REQUEST:
Give back every line exactly as it appears, pictures excluded.

DATA SHOWN:
★ ★ ★ ★ ★ ★ ★

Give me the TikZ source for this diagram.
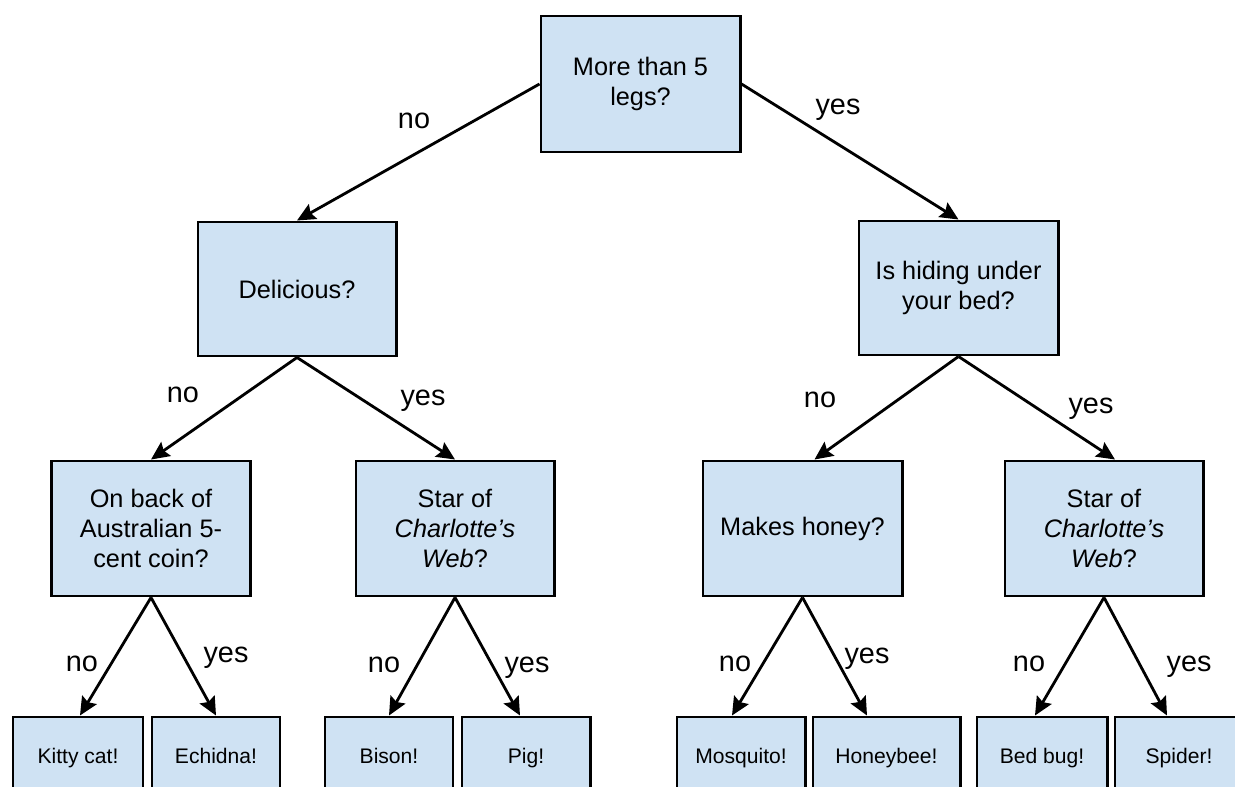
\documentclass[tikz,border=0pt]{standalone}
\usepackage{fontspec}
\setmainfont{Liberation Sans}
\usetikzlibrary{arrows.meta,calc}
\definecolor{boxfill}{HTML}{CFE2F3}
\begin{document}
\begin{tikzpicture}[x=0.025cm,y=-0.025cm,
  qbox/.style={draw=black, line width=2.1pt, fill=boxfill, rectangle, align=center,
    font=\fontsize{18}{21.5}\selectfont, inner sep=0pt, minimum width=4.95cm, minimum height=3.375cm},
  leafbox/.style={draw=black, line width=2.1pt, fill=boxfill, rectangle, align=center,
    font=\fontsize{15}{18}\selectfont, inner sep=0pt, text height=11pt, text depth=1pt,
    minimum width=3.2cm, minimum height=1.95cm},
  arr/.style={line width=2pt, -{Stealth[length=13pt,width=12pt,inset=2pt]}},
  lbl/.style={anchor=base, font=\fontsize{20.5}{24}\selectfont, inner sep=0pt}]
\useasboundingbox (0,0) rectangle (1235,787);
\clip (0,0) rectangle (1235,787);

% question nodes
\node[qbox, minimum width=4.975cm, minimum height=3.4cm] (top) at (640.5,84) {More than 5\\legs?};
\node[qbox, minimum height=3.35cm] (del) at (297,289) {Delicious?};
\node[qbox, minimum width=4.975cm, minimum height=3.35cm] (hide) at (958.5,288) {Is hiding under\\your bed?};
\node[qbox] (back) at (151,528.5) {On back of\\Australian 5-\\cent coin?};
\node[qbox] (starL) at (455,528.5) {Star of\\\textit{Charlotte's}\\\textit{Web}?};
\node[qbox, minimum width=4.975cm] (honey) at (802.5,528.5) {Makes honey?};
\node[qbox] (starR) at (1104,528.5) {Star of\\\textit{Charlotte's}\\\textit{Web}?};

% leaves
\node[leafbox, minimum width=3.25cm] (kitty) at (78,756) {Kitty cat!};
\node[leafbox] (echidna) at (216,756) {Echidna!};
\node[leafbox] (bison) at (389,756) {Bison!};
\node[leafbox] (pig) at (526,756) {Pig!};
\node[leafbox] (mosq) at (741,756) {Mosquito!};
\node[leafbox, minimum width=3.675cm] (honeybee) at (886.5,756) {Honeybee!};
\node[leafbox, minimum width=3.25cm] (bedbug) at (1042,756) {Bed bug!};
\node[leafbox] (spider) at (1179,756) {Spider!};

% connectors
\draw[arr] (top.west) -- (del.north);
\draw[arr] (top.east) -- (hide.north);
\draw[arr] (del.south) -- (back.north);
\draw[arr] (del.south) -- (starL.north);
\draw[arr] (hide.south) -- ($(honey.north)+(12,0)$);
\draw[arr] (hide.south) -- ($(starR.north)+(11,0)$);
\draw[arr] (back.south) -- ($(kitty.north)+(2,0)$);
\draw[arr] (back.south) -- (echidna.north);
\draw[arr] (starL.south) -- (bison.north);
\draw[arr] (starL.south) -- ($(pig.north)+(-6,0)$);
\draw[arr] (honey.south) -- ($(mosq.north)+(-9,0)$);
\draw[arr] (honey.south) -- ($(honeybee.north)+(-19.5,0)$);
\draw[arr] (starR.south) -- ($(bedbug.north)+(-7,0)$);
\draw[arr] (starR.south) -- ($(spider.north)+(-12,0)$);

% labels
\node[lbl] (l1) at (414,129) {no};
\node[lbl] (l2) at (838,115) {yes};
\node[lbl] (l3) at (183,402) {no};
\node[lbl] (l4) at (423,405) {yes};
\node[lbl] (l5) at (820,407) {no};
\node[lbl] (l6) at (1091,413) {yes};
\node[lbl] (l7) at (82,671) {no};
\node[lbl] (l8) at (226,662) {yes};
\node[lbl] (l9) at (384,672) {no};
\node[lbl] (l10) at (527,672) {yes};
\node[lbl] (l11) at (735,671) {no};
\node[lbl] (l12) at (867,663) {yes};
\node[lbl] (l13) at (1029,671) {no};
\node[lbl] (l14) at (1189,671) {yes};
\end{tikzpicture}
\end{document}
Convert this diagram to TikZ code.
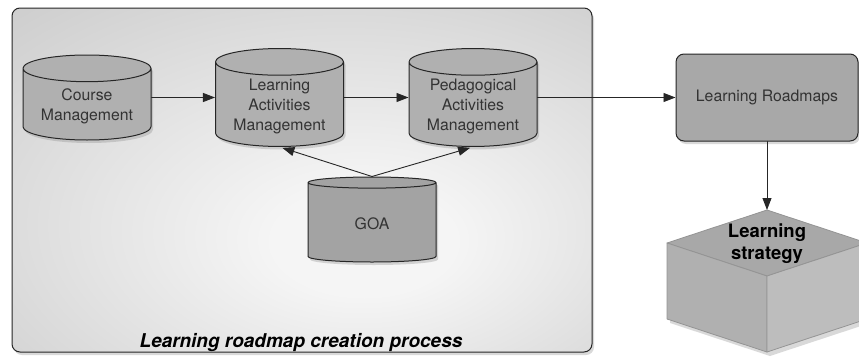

★ ★ ★ ★ ★ ★ ★

EXERCISE SOLUTION:
Give me the TikZ source for this diagram.
\documentclass[tikz,border=0pt]{standalone}
\usepackage{fontspec}
\setmainfont{Liberation Sans}
\usetikzlibrary{arrows.meta,calc}
\definecolor{boxfill}{HTML}{CFE2F3}
\begin{document}
\begin{tikzpicture}[x=0.025cm,y=-0.025cm,
  qbox/.style={draw=black, line width=2.1pt, fill=boxfill, rectangle, align=center,
    font=\fontsize{18}{21.5}\selectfont, inner sep=0pt, minimum width=4.95cm, minimum height=3.375cm},
  leafbox/.style={draw=black, line width=2.1pt, fill=boxfill, rectangle, align=center,
    font=\fontsize{15}{18}\selectfont, inner sep=0pt, text height=11pt, text depth=1pt,
    minimum width=3.2cm, minimum height=1.95cm},
  arr/.style={line width=2pt, -{Stealth[length=13pt,width=12pt,inset=2pt]}},
  lbl/.style={anchor=base, font=\fontsize{20.5}{24}\selectfont, inner sep=0pt}]
\useasboundingbox (0,0) rectangle (1235,787);
\clip (0,0) rectangle (1235,787);

% question nodes
\node[qbox, minimum width=4.975cm, minimum height=3.4cm] (top) at (640.5,84) {More than 5\\legs?};
\node[qbox, minimum height=3.35cm] (del) at (297,289) {Delicious?};
\node[qbox, minimum width=4.975cm, minimum height=3.35cm] (hide) at (958.5,288) {Is hiding under\\your bed?};
\node[qbox] (back) at (151,528.5) {On back of\\Australian 5-\\cent coin?};
\node[qbox] (starL) at (455,528.5) {Star of\\\textit{Charlotte's}\\\textit{Web}?};
\node[qbox, minimum width=4.975cm] (honey) at (802.5,528.5) {Makes honey?};
\node[qbox] (starR) at (1104,528.5) {Star of\\\textit{Charlotte's}\\\textit{Web}?};

% leaves
\node[leafbox, minimum width=3.25cm] (kitty) at (78,756) {Kitty cat!};
\node[leafbox] (echidna) at (216,756) {Echidna!};
\node[leafbox] (bison) at (389,756) {Bison!};
\node[leafbox] (pig) at (526,756) {Pig!};
\node[leafbox] (mosq) at (741,756) {Mosquito!};
\node[leafbox, minimum width=3.675cm] (honeybee) at (886.5,756) {Honeybee!};
\node[leafbox, minimum width=3.25cm] (bedbug) at (1042,756) {Bed bug!};
\node[leafbox] (spider) at (1179,756) {Spider!};

% connectors
\draw[arr] (top.west) -- (del.north);
\draw[arr] (top.east) -- (hide.north);
\draw[arr] (del.south) -- (back.north);
\draw[arr] (del.south) -- (starL.north);
\draw[arr] (hide.south) -- ($(honey.north)+(12,0)$);
\draw[arr] (hide.south) -- ($(starR.north)+(11,0)$);
\draw[arr] (back.south) -- ($(kitty.north)+(2,0)$);
\draw[arr] (back.south) -- (echidna.north);
\draw[arr] (starL.south) -- (bison.north);
\draw[arr] (starL.south) -- ($(pig.north)+(-6,0)$);
\draw[arr] (honey.south) -- ($(mosq.north)+(-9,0)$);
\draw[arr] (honey.south) -- ($(honeybee.north)+(-19.5,0)$);
\draw[arr] (starR.south) -- ($(bedbug.north)+(-7,0)$);
\draw[arr] (starR.south) -- ($(spider.north)+(-12,0)$);

% labels
\node[lbl] (l1) at (414,129) {no};
\node[lbl] (l2) at (838,115) {yes};
\node[lbl] (l3) at (183,402) {no};
\node[lbl] (l4) at (423,405) {yes};
\node[lbl] (l5) at (820,407) {no};
\node[lbl] (l6) at (1091,413) {yes};
\node[lbl] (l7) at (82,671) {no};
\node[lbl] (l8) at (226,662) {yes};
\node[lbl] (l9) at (384,672) {no};
\node[lbl] (l10) at (527,672) {yes};
\node[lbl] (l11) at (735,671) {no};
\node[lbl] (l12) at (867,663) {yes};
\node[lbl] (l13) at (1029,671) {no};
\node[lbl] (l14) at (1189,671) {yes};
\end{tikzpicture}
\end{document}
Convert this diagram to TikZ code.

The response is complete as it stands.